HOUSTON - The biggest liquor store in Houston can you sell you pretty much any kind of booze you want to buy. Just don’t ask them to sell it to you on Sunday.
“Vodka?” says Scott Chanin, a wine consultant at Spec’s Liquor Warehouse. “We got some of the best vodkas and tequilas in the world. Boutique bourbons, single malt scotches ...”
The list runs as long as the aisles of the massive alcohol emporium in midtown Houston, where people push around shopping carts stacked with bottled spirits. Wine lovers make regular pilgrimages here to replenish their stockpiles with cases of often obscure vintages. Spec’s stands a lucrative monument to discount booze.
And yet, its owners adamantly oppose legislation that would allow them to open on Sundays.
“We’re against it,” says Herman Key, a spokesman for the liquor store chain. “We run a family company. And we have lots of families that work for us. And we think that they should have a family day off on Sunday.”
The legislation sponsored by state Rep. Senfronia Thompson, D-Houston, would roll back one of the last Texas “blue laws” mandating that certain businesses can open only six days a week. But the proposal brings up a curious conflict in which a couple of industries actually favor regulations that ban them from doing business on Sundays.
Blue laws trace back to the colonial days of American history, basically reserving one day a week as a sabbath on which businesses closed and families presumably had a chance to rest and attend church. During the last few decades, states and municipal governments have generally abandoned most of their blue laws.

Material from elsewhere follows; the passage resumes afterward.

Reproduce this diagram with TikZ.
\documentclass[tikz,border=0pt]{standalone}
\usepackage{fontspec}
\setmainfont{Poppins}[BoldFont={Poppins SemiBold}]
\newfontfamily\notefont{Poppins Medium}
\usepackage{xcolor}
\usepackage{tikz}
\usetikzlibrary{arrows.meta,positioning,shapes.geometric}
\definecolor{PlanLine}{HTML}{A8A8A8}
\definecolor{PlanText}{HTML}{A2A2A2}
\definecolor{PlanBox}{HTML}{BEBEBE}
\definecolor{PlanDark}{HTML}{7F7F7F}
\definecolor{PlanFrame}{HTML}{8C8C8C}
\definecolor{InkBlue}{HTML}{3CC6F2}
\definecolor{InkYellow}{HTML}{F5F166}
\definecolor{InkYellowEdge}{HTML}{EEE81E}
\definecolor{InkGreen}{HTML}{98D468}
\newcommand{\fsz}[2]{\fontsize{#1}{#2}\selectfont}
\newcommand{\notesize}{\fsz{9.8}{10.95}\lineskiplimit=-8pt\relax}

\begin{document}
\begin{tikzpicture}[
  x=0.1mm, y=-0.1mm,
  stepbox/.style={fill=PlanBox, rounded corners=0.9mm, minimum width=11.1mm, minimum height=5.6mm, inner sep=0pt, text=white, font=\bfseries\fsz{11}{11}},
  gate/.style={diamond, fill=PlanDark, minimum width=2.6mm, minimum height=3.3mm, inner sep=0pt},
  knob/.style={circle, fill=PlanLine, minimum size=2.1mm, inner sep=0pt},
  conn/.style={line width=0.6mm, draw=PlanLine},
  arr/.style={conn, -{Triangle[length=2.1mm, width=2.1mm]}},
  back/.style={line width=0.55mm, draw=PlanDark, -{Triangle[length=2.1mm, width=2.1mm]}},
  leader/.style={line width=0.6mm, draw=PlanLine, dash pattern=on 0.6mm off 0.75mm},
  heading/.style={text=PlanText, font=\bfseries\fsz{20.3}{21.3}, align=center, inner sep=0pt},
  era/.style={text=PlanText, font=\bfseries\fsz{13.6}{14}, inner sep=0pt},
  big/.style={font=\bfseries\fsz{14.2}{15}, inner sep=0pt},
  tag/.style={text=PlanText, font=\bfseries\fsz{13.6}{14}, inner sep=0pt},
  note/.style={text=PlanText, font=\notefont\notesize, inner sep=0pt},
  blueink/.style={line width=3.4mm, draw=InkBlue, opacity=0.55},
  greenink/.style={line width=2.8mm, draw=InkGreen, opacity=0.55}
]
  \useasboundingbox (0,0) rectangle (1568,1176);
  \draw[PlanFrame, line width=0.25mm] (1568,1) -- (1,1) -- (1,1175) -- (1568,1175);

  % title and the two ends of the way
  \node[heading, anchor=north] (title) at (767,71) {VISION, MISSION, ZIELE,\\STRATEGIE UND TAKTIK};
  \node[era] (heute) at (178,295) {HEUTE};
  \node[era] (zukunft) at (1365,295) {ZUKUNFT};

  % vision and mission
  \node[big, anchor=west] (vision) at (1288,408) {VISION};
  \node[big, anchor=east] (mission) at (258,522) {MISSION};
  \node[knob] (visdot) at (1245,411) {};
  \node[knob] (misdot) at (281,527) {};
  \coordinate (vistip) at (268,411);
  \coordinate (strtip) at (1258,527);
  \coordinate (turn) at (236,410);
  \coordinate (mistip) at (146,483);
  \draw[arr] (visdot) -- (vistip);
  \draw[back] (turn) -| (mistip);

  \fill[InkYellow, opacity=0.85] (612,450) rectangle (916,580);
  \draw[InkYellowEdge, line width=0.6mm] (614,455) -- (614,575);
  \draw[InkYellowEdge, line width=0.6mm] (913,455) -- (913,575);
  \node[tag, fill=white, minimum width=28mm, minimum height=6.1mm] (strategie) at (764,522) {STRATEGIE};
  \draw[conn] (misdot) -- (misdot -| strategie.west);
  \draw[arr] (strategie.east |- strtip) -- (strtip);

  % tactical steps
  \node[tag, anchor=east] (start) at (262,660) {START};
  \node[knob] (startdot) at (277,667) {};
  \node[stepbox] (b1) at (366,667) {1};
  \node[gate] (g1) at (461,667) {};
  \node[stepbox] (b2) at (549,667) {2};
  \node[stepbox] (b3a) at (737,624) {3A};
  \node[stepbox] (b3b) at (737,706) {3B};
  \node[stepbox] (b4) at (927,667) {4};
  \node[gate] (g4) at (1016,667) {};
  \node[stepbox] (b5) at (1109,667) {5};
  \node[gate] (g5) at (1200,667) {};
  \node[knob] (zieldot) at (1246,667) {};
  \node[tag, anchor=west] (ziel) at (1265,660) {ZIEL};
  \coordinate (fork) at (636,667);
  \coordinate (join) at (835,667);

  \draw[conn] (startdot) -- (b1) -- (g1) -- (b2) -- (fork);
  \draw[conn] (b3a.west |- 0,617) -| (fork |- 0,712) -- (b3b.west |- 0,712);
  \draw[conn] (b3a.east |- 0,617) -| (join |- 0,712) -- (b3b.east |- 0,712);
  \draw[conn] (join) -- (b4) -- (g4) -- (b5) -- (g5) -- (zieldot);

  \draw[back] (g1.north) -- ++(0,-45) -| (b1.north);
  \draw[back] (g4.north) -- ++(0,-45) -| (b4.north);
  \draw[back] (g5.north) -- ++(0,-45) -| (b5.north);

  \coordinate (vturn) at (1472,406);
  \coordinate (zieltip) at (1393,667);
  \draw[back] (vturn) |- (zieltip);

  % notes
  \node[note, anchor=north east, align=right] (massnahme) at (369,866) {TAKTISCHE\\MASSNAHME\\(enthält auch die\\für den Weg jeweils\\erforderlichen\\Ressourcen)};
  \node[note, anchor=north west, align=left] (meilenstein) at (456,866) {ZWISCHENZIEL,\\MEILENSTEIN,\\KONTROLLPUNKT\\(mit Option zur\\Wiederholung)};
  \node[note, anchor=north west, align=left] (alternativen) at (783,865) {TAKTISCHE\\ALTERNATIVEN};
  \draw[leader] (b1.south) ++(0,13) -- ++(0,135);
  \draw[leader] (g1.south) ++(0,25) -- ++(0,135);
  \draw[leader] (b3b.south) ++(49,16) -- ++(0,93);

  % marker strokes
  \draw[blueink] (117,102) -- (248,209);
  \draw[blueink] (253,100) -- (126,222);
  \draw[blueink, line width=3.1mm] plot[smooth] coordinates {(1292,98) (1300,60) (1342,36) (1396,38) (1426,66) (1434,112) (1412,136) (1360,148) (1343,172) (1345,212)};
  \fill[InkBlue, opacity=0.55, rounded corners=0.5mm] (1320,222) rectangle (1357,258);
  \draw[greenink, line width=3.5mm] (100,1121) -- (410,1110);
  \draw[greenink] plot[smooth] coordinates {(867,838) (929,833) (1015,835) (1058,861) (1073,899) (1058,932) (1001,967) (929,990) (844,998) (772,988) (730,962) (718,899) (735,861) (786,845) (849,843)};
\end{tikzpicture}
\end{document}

In Texas, most of those laws were repealed in 1985, but the restrictions on liquor stores and car dealers remain.
Now, oddly enough, the industries themselves are some staunchest opponents of efforts to repeal those laws.
“We have friends across the states where that’s happened,” Key says. “And they’ve found that initially they do get a bump, but over the course of a year or less it spreads their six days over seven.”
For all their protestations about taking a day off for their families, business owners in some industries also have a serious economic incentive for backing blue laws. Customers won’t buy more cars just because car dealers are open every day of the week. Neither will most hard liquor drinkers buy more bourbon or scotch just because the liquor stores are open Sundays.
Indeed, while the Texas Legislative Budget Board in 2011 estimated changing the law could generate roughly $3.7-million in new tax revenue each year, Texas Comptroller Susan Combs said it wouldn’t raise much money.
But supporters of the repeal aren’t pitching it as a money-maker.
“It’s a safety issue, it’s a pro-consumer issue and it’s a free enterprise issue,” Thompson says. “Most people are shopping on Sunday and that’s the biggest shopping day there is.”
Thompson argues that allowing bars to sell liquor by the drink but banning retailers from selling liquor by the bottle makes no sense.
“People who drink alcohol spirits on a Sunday can only go to a restaurant or a bar,” she argues. “And you can’t say, ‘By the way, give me a couple to go home.’ I want to make sure that those persons are able to carry alcohol home and not worry about getting behind that steering wheel.”
Nonetheless, the legislation’s fate is unclear. A similar bill backed by state Sen. Rodney Ellis, D-Houston, died in the last session of the Texas Legislature.